▶ **WRITTEN PROBLEM**
Locate and copy each line in the data that contains the word "standalone".

▶ **MATERIAL FOR THIS EXERCISE**
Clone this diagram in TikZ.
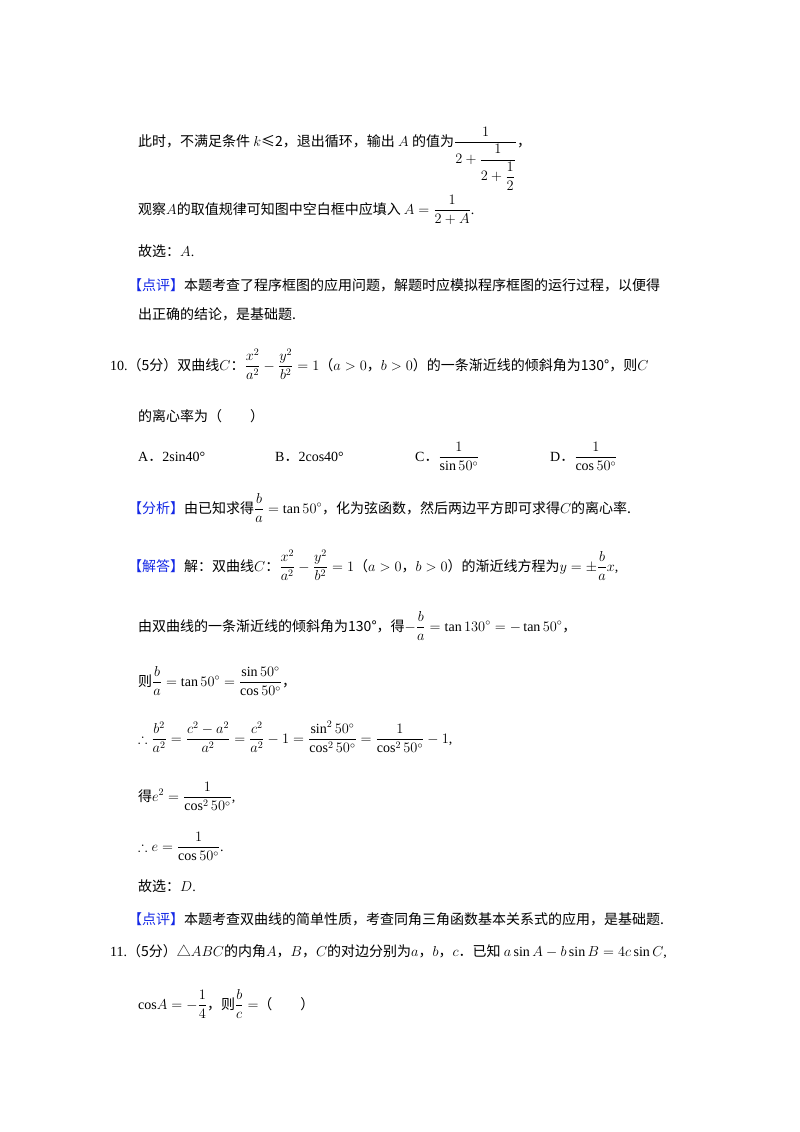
\documentclass[tikz,border=0pt]{standalone}
\usepackage{amsmath,amssymb}
\usepackage{fontspec}
\setmainfont{Liberation Serif}
\newfontfamily\cjk{Noto Sans CJK SC}
\definecolor{lblue}{RGB}{20,40,230}
\newcommand{\lab}[1]{{\color{lblue}\cjk 【#1】}}
\begin{document}
\begin{tikzpicture}[x=1pt,y=-1pt,every node/.style={anchor=base west,inner sep=0pt,font=\fontsize{14}{17}\selectfont}]
\useasboundingbox[fill=white] (0,0) rectangle (800,1132);
\node (l1) at (138,146) {\cjk 此时，不满足条件 \rm$k$\cjk ≤2，退出循环，输出 \rm$A$ \cjk 的值为\rm$\dfrac{1}{2+\dfrac{1}{2+\dfrac{1}{2}}}$\cjk ，};
\node (l2) at (138,214) {\cjk 观察\rm$A$\cjk 的取值规律可知图中空白框中应填入 \rm$A=\dfrac{1}{2+A}$.};
\node (l3) at (138,256) {\cjk 故选：\rm$A$.};
\node (l4) at (128,290) {\lab{点评}\cjk 本题考查了程序框图的应用问题，解题时应模拟程序框图的运行过程，以便得};
\node (l5) at (138,319) {\cjk 出正确的结论，是基础题.};
\node (l6) at (110,370) {10.\cjk （5分）双曲线\rm$C$\cjk ：\rm$\dfrac{x^2}{a^2}-\dfrac{y^2}{b^2}=1$\cjk （\rm$a>0$\cjk ，\rm$b>0$\cjk ）的一条渐近线的倾斜角为130°，则\rm$C$};
\node (l7) at (138,421) {\cjk 的离心率为（　　）};
\node (oA) at (138,461) {A{\cjk ．}2sin40°};
\node (oB) at (275,461) {B{\cjk ．}2cos40°};
\node (oC) at (415,461) {C{\cjk ．}$\dfrac{1}{\sin50^\circ}$};
\node (oD) at (550,461) {D{\cjk ．}$\dfrac{1}{\cos50^\circ}$};
\node (l8) at (128,513) {\lab{分析}\cjk 由已知求得\rm$\dfrac{b}{a}=\tan50^\circ$\cjk ，化为弦函数，然后两边平方即可求得\rm$C$\cjk 的离心率.};
\node (l9) at (128,571) {\lab{解答}\cjk 解：双曲线\rm$C$\cjk ：\rm$\dfrac{x^2}{a^2}-\dfrac{y^2}{b^2}=1$\cjk （\rm$a>0$\cjk ，\rm$b>0$\cjk ）的渐近线方程为\rm$y=\pm\dfrac{b}{a}x$,};
\node (l10) at (138,631) {\cjk 由双曲线的一条渐近线的倾斜角为130°，得\rm$-\dfrac{b}{a}=\tan130^\circ=-\tan50^\circ$\cjk ，};
\node (l11) at (138,686) {\cjk 则\rm$\dfrac{b}{a}=\tan50^\circ=\dfrac{\sin50^\circ}{\cos50^\circ}$\cjk ，};
\node (l12) at (138,743) {$\therefore\dfrac{b^2}{a^2}=\dfrac{c^2-a^2}{a^2}=\dfrac{c^2}{a^2}-1=\dfrac{\sin^2 50^\circ}{\cos^2 50^\circ}=\dfrac{1}{\cos^2 50^\circ}-1$,};
\node (l13) at (138,801) {\cjk 得\rm$e^2=\dfrac{1}{\cos^2 50^\circ}$,};
\node (l14) at (138,851) {$\therefore e=\dfrac{1}{\cos50^\circ}$.};
\node (l15) at (138,891) {\cjk 故选：\rm$D$.};
\node (l16) at (128,924) {\lab{点评}\cjk 本题考查双曲线的简单性质，考查同角三角函数基本关系式的应用，是基础题.};
\node (l17) at (110,956) {11.\cjk （5分）△\rm$ABC$\cjk 的内角\rm$A$\cjk ，\rm$B$\cjk ，\rm$C$\cjk 的对边分别为\rm$a$\cjk ，\rm$b$\cjk ，\rm$c$\cjk ．已知 \rm$a\sin A-b\sin B=4c\sin C$,};
\node (l18) at (138,1009) {cos$A=-\dfrac{1}{4}$\cjk ，则\rm$\dfrac{b}{c}=$\cjk （　　）};
\end{tikzpicture}
\end{document}
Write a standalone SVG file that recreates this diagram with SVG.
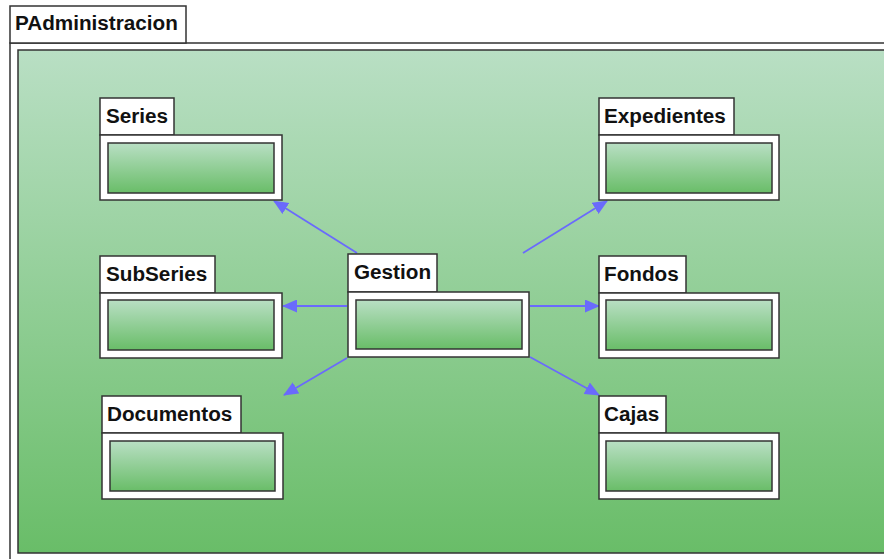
<svg xmlns="http://www.w3.org/2000/svg" width="884" height="559" viewBox="0 0 884 559">
<style>
.frame{fill:#fff;stroke:#333;stroke-width:1.5}
.tab{fill:#fff;stroke:#333;stroke-width:1.5}
.body{fill:#fff;stroke:#333;stroke-width:1.5}
.inner{fill:url(#gIn);stroke:#333;stroke-width:1.5}
.lbl{font-family:"Liberation Sans",Arial,sans-serif;font-weight:bold;font-size:20.7px;fill:#111}
.conn{stroke:#6a6afc;stroke-width:1.8;fill:none;marker-end:url(#arr)}
</style>
<defs>
<linearGradient id="gBg" x1="0" y1="50" x2="0" y2="553" gradientUnits="userSpaceOnUse">
<stop offset="0" stop-color="#b9dfc4"/>
<stop offset="1" stop-color="#69bd68"/>
</linearGradient>
<linearGradient id="gIn" x1="0" y1="0" x2="0" y2="1">
<stop offset="0" stop-color="#b9dfc4"/>
<stop offset="1" stop-color="#69bd68"/>
</linearGradient>
<marker id="arr" markerWidth="15" markerHeight="13" refX="14" refY="6.5" orient="auto" markerUnits="userSpaceOnUse">
<path d="M0,0 L15,6.5 L0,13 z" fill="#6a6afc"/>
</marker>
</defs>
<g id="PAdministracion">
<rect class="frame" x="10" y="43" width="890" height="530"/>
<rect class="tab" x="10" y="6" width="176" height="37"/>
<text class="lbl" x="15" y="30">PAdministracion</text>
<rect x="18" y="50" width="880" height="503" fill="url(#gBg)" stroke="#333" stroke-width="1.5"/>
</g>
<g id="connectors">
<line class="conn" x1="357" y1="253" x2="274" y2="201"/>
<line class="conn" x1="523" y1="253" x2="607" y2="201"/>
<line class="conn" x1="347" y1="306" x2="283" y2="306"/>
<line class="conn" x1="530" y1="306" x2="599" y2="306"/>
<line class="conn" x1="347" y1="358" x2="284" y2="395"/>
<line class="conn" x1="530" y1="357" x2="599" y2="395"/>
</g>
<g id="Series">
<rect class="tab" x="100" y="98" width="74" height="37"/>
<rect class="body" x="100" y="135" width="182" height="65"/>
<rect class="inner" x="108" y="143" width="166" height="50"/>
<text class="lbl" x="106" y="123">Series</text>
</g>
<g id="Expedientes">
<rect class="tab" x="599" y="98" width="135" height="37"/>
<rect class="body" x="599" y="135" width="180" height="65"/>
<rect class="inner" x="606" y="143" width="166" height="50"/>
<text class="lbl" x="604" y="123">Expedientes</text>
</g>
<g id="SubSeries">
<rect class="tab" x="100" y="256" width="115" height="37"/>
<rect class="body" x="100" y="293" width="182" height="65"/>
<rect class="inner" x="108" y="300" width="166" height="50"/>
<text class="lbl" x="106" y="281">SubSeries</text>
</g>
<g id="Gestion">
<rect class="tab" x="348" y="254" width="89" height="38"/>
<rect class="body" x="348" y="292" width="181" height="65"/>
<rect class="inner" x="356" y="300" width="166" height="49"/>
<text class="lbl" x="354" y="279">Gestion</text>
</g>
<g id="Fondos">
<rect class="tab" x="599" y="256" width="87" height="37"/>
<rect class="body" x="599" y="293" width="180" height="65"/>
<rect class="inner" x="606" y="300" width="166" height="50"/>
<text class="lbl" x="604" y="281">Fondos</text>
</g>
<g id="Documentos">
<rect class="tab" x="102" y="396" width="139" height="37"/>
<rect class="body" x="102" y="433" width="181" height="66"/>
<rect class="inner" x="110" y="441" width="165" height="50"/>
<text class="lbl" x="107" y="421">Documentos</text>
</g>
<g id="Cajas">
<rect class="tab" x="599" y="396" width="67" height="37"/>
<rect class="body" x="599" y="433" width="180" height="66"/>
<rect class="inner" x="606" y="441" width="166" height="50"/>
<text class="lbl" x="604" y="421">Cajas</text>
</g>
</svg>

▶ **RESULT FOR THIS TASK**
\documentclass[tikz,border=0pt]{standalone}
Write a standalone SVG file that recreates this diagram with SVG.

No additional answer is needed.